Assim estamos nós. Ninguém quer mais impostos mas, aparentemente, também ninguém está disposto a discutir cortes na despesa pública. Faz sentido: as melhores reformas são as que não saem do papel. Mas qual a alternativa? Todos querem o que não podem ter. Todos querem percorrer aquele caminho indolor para fora da crise e das dificuldades, de que tantos falam e que só por malvadez o governo não vê. É esse o beco sem saída. Porque esse caminho não existe.
Ninguém quer mais impostos mas também ninguém está disposto a discutir cortes na despesa pública. Todos querem o que não existe: uma saída indolor
Andou-se durante um ano a exigir ao governo que, em vez de remendos, fizesse reformas estruturais. O governo, finalmente, consentiu. Anunciou que, até final de Fevereiro, definiria um plano de reformas a implementar. Pediu ao FMI o seu contributo, ao qual outros se juntariam. Solicitou que a instituição internacional fizesse a sua análise e, a partir do seu diagnóstico, sugerisse reformas para enfrentar os problemas identificados. Assim aconteceu. O relatório foi elaborado e tornado público. E à boa maneira do debate público português, o que terá levado meses a fazer foi julgado, na praça pública, em alguns segundos.
As reacções encavalitaram-se. Primeiro, as corporações. Os juízes viram dados falsos no relatório. As forças armadas acharam-no desfasado da realidade. A PSP considerou as suas conclusões pouco rigorosas. A Ordem dos Médicos opôs-se às propostas e o Movimento de Utentes, perante as mesmas, indignou--se. A Fenprof, ao seu estilo, apontou à destruição do sistema educativo, enquanto a FNE ameaçou com o bloqueio ao funcionamento das escolas. Para a Frente Comum, as propostas para a função pública estão feridas de ilegalidade. A UGT, mais directa, acusou o FMI de atacar a Constituição. E a CGTP viu no relatório o falhanço das políticas do governo. Depois das corporações, os partidos da oposição. Do PS, António Arnaut qualificou as propostas do FMI de "subversão do regime". Manuel Alegre não quis ficar atrás e inventou uma "declaração de guerra a todos os portugueses". Na extrema-esquerda, o PCP insistiu que o governo só sabe roubar os portugueses. E o BE apelou, como sempre, às ruas e ao levantamento popular contra o governo e o FMI.

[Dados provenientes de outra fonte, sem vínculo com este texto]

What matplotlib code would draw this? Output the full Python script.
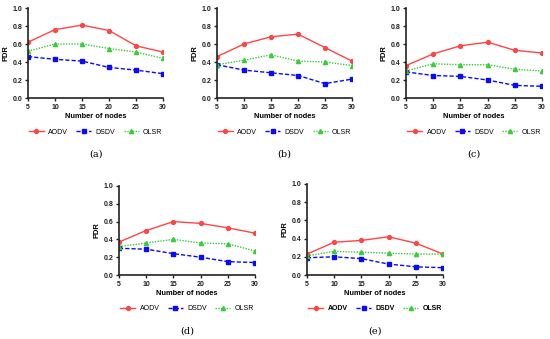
import numpy as np
import matplotlib.pyplot as plt

nodes = [5, 10, 15, 20, 25, 30]
panel_labels = ['(a)', '(b)', '(c)', '(d)', '(e)']

aodv = [
    [0.62, 0.76, 0.81, 0.75, 0.58, 0.51],
    [0.46, 0.60, 0.68, 0.71, 0.56, 0.41],
    [0.36, 0.49, 0.58, 0.62, 0.53, 0.50],
    [0.37, 0.50, 0.60, 0.58, 0.53, 0.47],
    [0.23, 0.36, 0.38, 0.42, 0.35, 0.23],
]
dsdv = [
    [0.46, 0.43, 0.41, 0.34, 0.31, 0.27],
    [0.37, 0.31, 0.28, 0.25, 0.16, 0.21],
    [0.29, 0.25, 0.24, 0.20, 0.14, 0.13],
    [0.30, 0.29, 0.24, 0.20, 0.15, 0.14],
    [0.19, 0.20, 0.18, 0.12, 0.09, 0.08],
]
olsr = [
    [0.52, 0.60, 0.60, 0.55, 0.51, 0.44],
    [0.37, 0.42, 0.48, 0.41, 0.40, 0.36],
    [0.30, 0.38, 0.37, 0.37, 0.32, 0.30],
    [0.32, 0.36, 0.40, 0.36, 0.35, 0.27],
    [0.21, 0.26, 0.25, 0.24, 0.23, 0.23],
]

plt.rcParams['font.family'] = ['Liberation Sans', 'DejaVu Sans']

fig = plt.figure(figsize=(5.5, 3.39), dpi=100)

# axes boxes in pixels: left, top, right, bottom
boxes = [
    (28, 8, 163, 98),
    (217, 8, 352, 98),
    (406, 8, 542, 98),
    (119, 186, 255, 275),
    (307, 184, 443, 275),
]

W, H = 550, 339
for i, (l, t, r, b) in enumerate(boxes):
    ax = fig.add_axes([l / W, 1 - b / H, (r - l) / W, (b - t) / H])
    ax.plot(nodes, aodv[i], color='#ff4545', lw=1.0, marker='o', ms=2.8, label='AODV')
    ax.plot(nodes, dsdv[i], color='#0a0aff', lw=1.0, ls=(0, (3, 1.5)), marker='s', ms=3.4, label='DSDV')
    ax.plot(nodes, olsr[i], color='#3acc3a', lw=1.0, ls=(0, (1, 1)), marker='^', ms=3.0, label='OLSR')
    ax.set_xlim(5, 30)
    ax.set_ylim(0, 1.0)
    ax.set_xticks(nodes)
    ax.set_yticks(np.arange(0, 1.01, 0.2))
    ax.set_yticklabels(['0.0', '0.2', '0.4', '0.6', '0.8', '1.0'])
    for s in ['top', 'right']:
        ax.spines[s].set_visible(False)
    for s in ['left', 'bottom']:
        ax.spines[s].set_linewidth(1.2)
        ax.spines[s].set_color('#222222')
    ax.tick_params(labelsize=5, width=1.0, length=2.5, pad=1.5, colors='#222222')
    for lab in ax.get_xticklabels() + ax.get_yticklabels():
        lab.set_fontweight('bold')
    ax.set_xlabel('Number of nodes', fontsize=5.4, fontweight='bold', labelpad=2)
    ax.set_ylabel('PDR', fontsize=5.4, fontweight='bold', labelpad=2)
    ax.patch.set_alpha(0)
    ax.legend(loc='center', bbox_to_anchor=(0.5, -34 / (b - t)), ncol=3, frameon=False,
              handlelength=2.2, columnspacing=1.2, handletextpad=0.6,
              prop={'size': 5, 'weight': 'bold' if i == 4 else 'normal'})
    fig.text((l + r) / 2 / W, 1 - (b + 56) / H, panel_labels[i], ha='center', va='center',
             fontsize=7, family='DejaVu Serif')

fig.savefig('out.png', dpi=100)
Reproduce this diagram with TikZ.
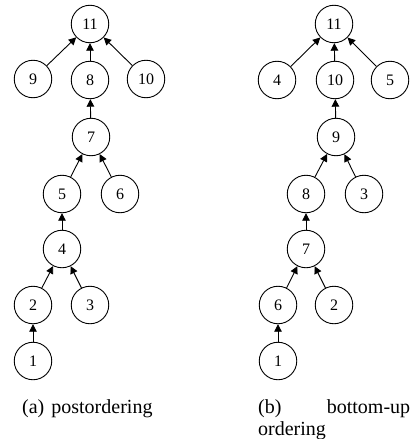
\documentclass[tikz,border=0pt]{standalone}
\usepackage{fontspec}
\setmainfont{Liberation Serif}
\usetikzlibrary{arrows.meta}
\tikzset{
  tn/.style={circle,draw,line width=0.9pt,minimum size=37.5pt,inner sep=0pt,font=\fontsize{16}{18}\selectfont},
  up/.style={line width=0.9pt,-{Triangle[length=7.5pt,width=7.5pt]}},
  captext/.style={font=\fontsize{20}{22}\selectfont,inner sep=0pt}
}
\begin{document}
\begin{tikzpicture}[x=1pt,y=-1pt]
\useasboundingbox (0,0) rectangle (413,439);
% (a) postordering
\node[tn] (a11) at (90,24) {11};
\node[tn] (a9) at (33,79) {9};
\node[tn] (a8) at (90,80) {8};
\node[tn] (a10) at (146,79) {10};
\node[tn] (a7) at (91,137) {7};
\node[tn] (a5) at (62,194) {5};
\node[tn] (a6) at (120,194) {6};
\node[tn] (a4) at (62,249) {4};
\node[tn] (a2) at (33,305) {2};
\node[tn] (a3) at (90,305) {3};
\node[tn] (a1) at (33,361) {1};
\draw[up] (a9) -- (a11);
\draw[up] (a8) -- (a11);
\draw[up] (a10) -- (a11);
\draw[up] (a7) -- (a8);
\draw[up] (a5) -- (a7);
\draw[up] (a6) -- (a7);
\draw[up] (a4) -- (a5);
\draw[up] (a2) -- (a4);
\draw[up] (a3) -- (a4);
\draw[up] (a1) -- (a2);
% (b) bottom-up ordering
\node[tn] (b11) at (334,24) {11};
\node[tn] (b4) at (277,80) {4};
\node[tn] (b10) at (335,80) {10};
\node[tn] (b5) at (390,80) {5};
\node[tn] (b9) at (336,137) {9};
\node[tn] (b8) at (306,194) {8};
\node[tn] (b3) at (364,194) {3};
\node[tn] (b7) at (306,249) {7};
\node[tn] (b6) at (278,305) {6};
\node[tn] (b2) at (334,305) {2};
\node[tn] (b1) at (278,361) {1};
\draw[up] (b4) -- (b11);
\draw[up] (b10) -- (b11);
\draw[up] (b5) -- (b11);
\draw[up] (b9) -- (b10);
\draw[up] (b8) -- (b9);
\draw[up] (b3) -- (b9);
\draw[up] (b7) -- (b8);
\draw[up] (b6) -- (b7);
\draw[up] (b2) -- (b7);
\draw[up] (b1) -- (b6);
% captions
\node[captext,anchor=base west] (capa) at (22,413) {(a)\hspace{7pt}postordering};
\node[captext,anchor=base west,text width=152pt,align=left] (capb) at (258,413) {(b)\hfill bottom-up\\ordering};
\end{tikzpicture}
\end{document}
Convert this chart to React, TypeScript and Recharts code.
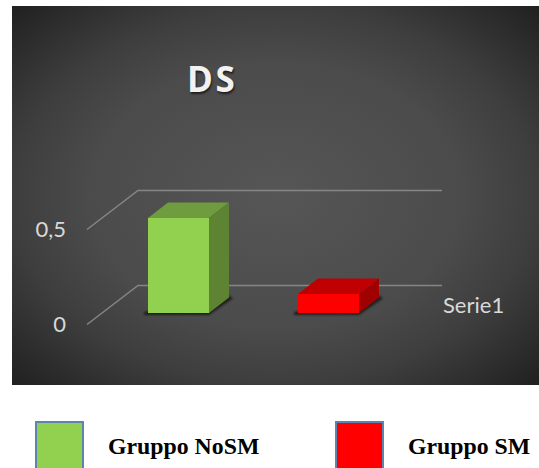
import React from "react";
import { BarChart, Bar, XAxis, YAxis, CartesianGrid } from "recharts";

const categories = ["Serie1"];
const noSmValues = [0.5];
const smValues = [0.1];
const yTicks = [0, 0.5];
const legendItems = [
  { label: "Gruppo NoSM", color: "#92d050", boxLeft: 35, textLeft: 108 },
  { label: "Gruppo SM", color: "#ff0000", boxLeft: 335, textLeft: 408 },
];

const chartData = categories.map((name, i) => ({
  name,
  noSm: noSmValues[i],
  sm: smValues[i],
}));

const DX = 20;
const DY = 15.5;
const LABEL_FONT = "Lato, 'Open Sans', sans-serif";

// Extruded box: front face, top face, right face and a soft contact shadow.
function Box3D(props: any) {
  const { x, y, width, height, fill, topFill, sideFill } = props;
  const r = x + width;
  const b = y + height;
  return (
    <g>
      <path
        d={`M${x - 4} ${b - 1} L${x - 4} ${b + 2} L${r} ${b + 2} L${r + DX + 4} ${b - DY + 1} L${r + DX} ${b - DY - 2} Z`}
        fill="#151515"
        opacity={0.8}
        style={{ filter: "blur(1px)" }}
      />
      <path d={`M${x} ${y} L${x + DX} ${y - DY} L${r + DX} ${y - DY} L${r} ${y} Z`} fill={topFill} />
      <path d={`M${r} ${y} L${r + DX} ${y - DY} L${r + DX} ${b - DY} L${r} ${b} Z`} fill={sideFill} />
      <rect x={x} y={y} width={width} height={height} fill={fill} />
    </g>
  );
}

// Grid line on the back wall, joined to the axis label by a slanted side-wall line.
function WallLine(props: any) {
  const { x1, y1, x2 } = props;
  const backY = y1 - 27.5;
  return (
    <path
      key={`wall-${y1}`}
      d={`M${x1} ${y1 + 11.5} L${x1 + 51} ${backY} L${x2 + 22} ${backY}`}
      fill="none"
      stroke="#868686"
      strokeWidth={1.5}
    />
  );
}

function ValueTick(props: any) {
  const { y, payload } = props;
  return (
    <text x={66} y={y + 19} textAnchor="end" fontSize={22} fill="#d9d9d9" fontFamily={LABEL_FONT}>
      {String(payload.value).replace(".", ",")}
    </text>
  );
}

function CategoryTick(props: any) {
  const { payload } = props;
  return (
    <text x={443} y={313} fontSize={22} fill="#d9d9d9" fontFamily={LABEL_FONT}>
      {payload.value}
    </text>
  );
}

export default function App() {
  return (
    <div style={{ position: "absolute", left: 0, top: 0, width: 539, height: 468, background: "#fff", overflow: "hidden" }}>
      <div
        style={{
          position: "absolute",
          left: 12,
          top: 6,
          width: 527,
          height: 379,
          background:
            "radial-gradient(ellipse farthest-corner at 50% 50%, #565656 0%, #4b4b4b 50%, #3e3e3e 70%, #202020 100%)",
        }}
      />
      <div
        style={{
          position: "absolute",
          left: 187,
          top: 55,
          fontFamily: "'Open Sans', sans-serif",
          fontWeight: 700,
          fontSize: 35,
          letterSpacing: 2.5,
          color: "#f2f2f2",
          textShadow: "1px 2px 2px rgba(0,0,0,0.6)",
        }}
      >
        DS
      </div>
      <div style={{ position: "absolute", left: 0, top: 0 }}>
        <BarChart
          width={539}
          height={468}
          data={chartData}
          margin={{ top: 218, right: 119, bottom: 125, left: 27 }}
          barSize={61}
          barGap={89}
        >
          <CartesianGrid vertical={false} horizontal={WallLine as any} />
          <XAxis dataKey="name" axisLine={false} tickLine={false} height={30} tick={<CategoryTick />} />
          <YAxis domain={[0, 0.5]} ticks={yTicks} width={60} axisLine={false} tickLine={false} tick={<ValueTick />} />
          <Bar
            dataKey="noSm"
            fill="#92d050"
            isAnimationActive={false}
            shape={(p: any) => <Box3D {...p} topFill="#6f9c3e" sideFill="#5e8433" />}
          />
          <Bar
            dataKey="sm"
            fill="#ff0000"
            isAnimationActive={false}
            shape={(p: any) => <Box3D {...p} topFill="#c00000" sideFill="#a00000" />}
          />
        </BarChart>
      </div>
      {legendItems.map((item) => (
        <React.Fragment key={item.label}>
          <div
            style={{
              position: "absolute",
              left: item.boxLeft,
              top: 421,
              width: 45,
              height: 50,
              background: item.color,
              border: "2.5px solid #5b84b1",
            }}
          />
          <div
            style={{
              position: "absolute",
              left: item.textLeft,
              top: 433,
              fontFamily: "'Liberation Serif', serif",
              fontWeight: 700,
              fontSize: 23.8,
              lineHeight: "26px",
              color: "#000",
              whiteSpace: "nowrap",
            }}
          >
            {item.label}
          </div>
        </React.Fragment>
      ))}
    </div>
  );
}
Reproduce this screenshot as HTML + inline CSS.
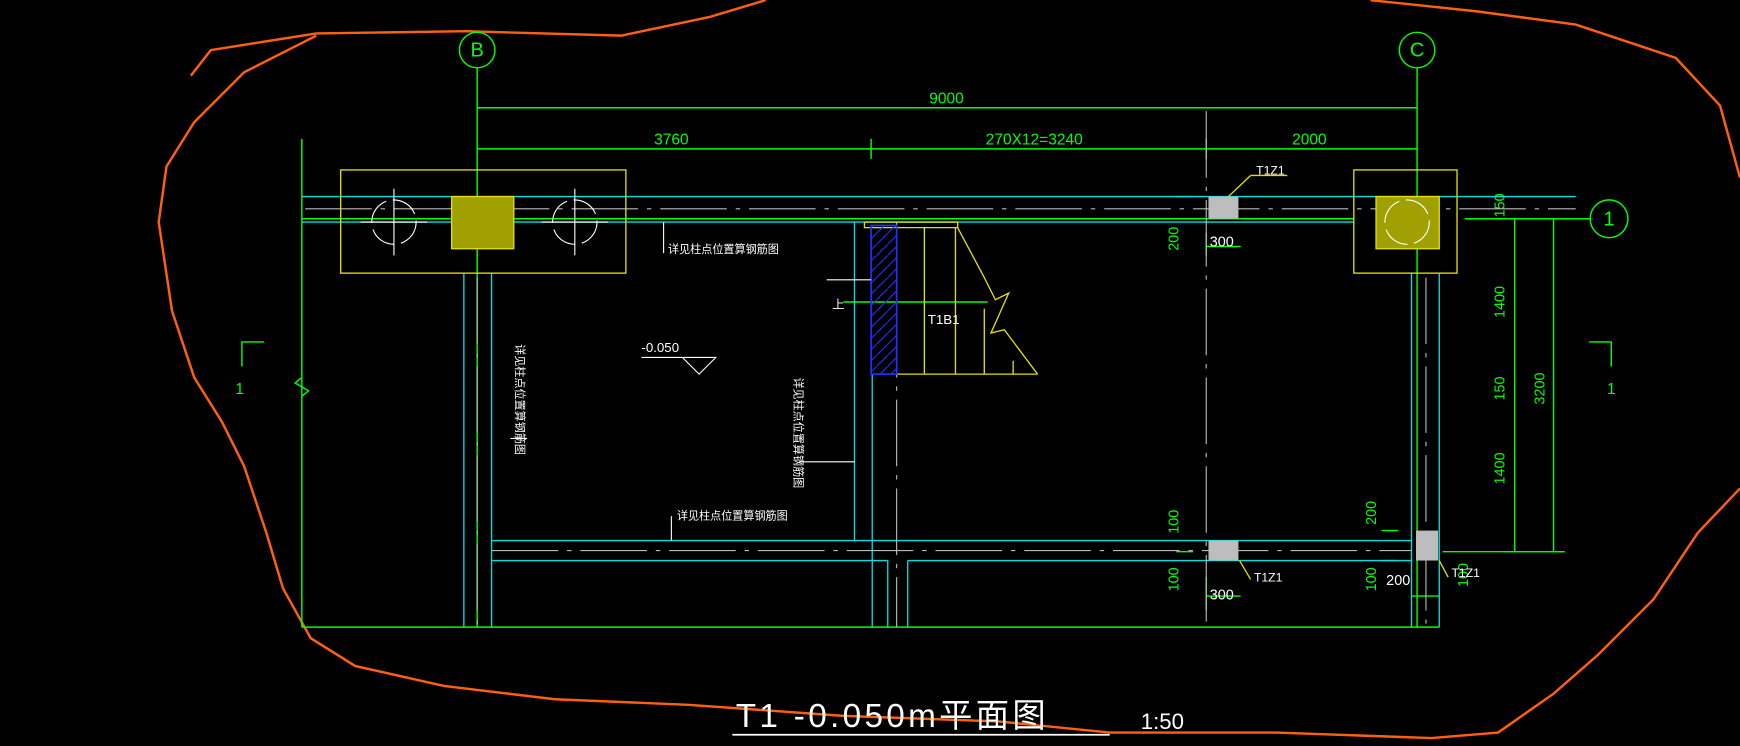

O que têm estas reacções em comum, para além da precipitação? Todas vêm de instituições que criticam o aumento de impostos. Todas vêm de instituições que, pretendendo cortes na despesa pública, não os querem no seu quintal. E (quase) todas são declarações mais radicais do que as propostas que constam no próprio documento do FMI. Mais do que caricato, este é o retrato do beco sem saída em que nos encontramos.
Ninguém contesta que o relatório dos técnicos do FMI não é perfeito. Está, até, longe disso. Contém dados desactualizados, alguns erros, conclusões discutíveis e propostas de duvidosa exequibilidade (ou mesmo inaceitáveis). Mas contém igualmente análises pertinentes e propostas válidas para as reformas estruturais que o país precisa. E muitas delas nem sequer são novidade para o debate público. Compete agora ao governo fazer a distinção. Pelos vistos, neste que é um momento determinante, terá infelizmente de o fazer sozinho, pois não há quem esteja disposto a participar no debate.
Assim estamos nós. Ninguém quer mais impostos mas, aparentemente, também ninguém está disposto a discutir cortes na despesa pública. Faz sentido: as melhores reformas são as que não saem do papel. Mas qual a alternativa? Todos querem o que não podem ter. Todos querem percorrer aquele caminho indolor para fora da crise e das dificuldades, de que tantos falam e que só por malvadez o governo não vê. É esse o beco sem saída. Porque esse caminho não existe.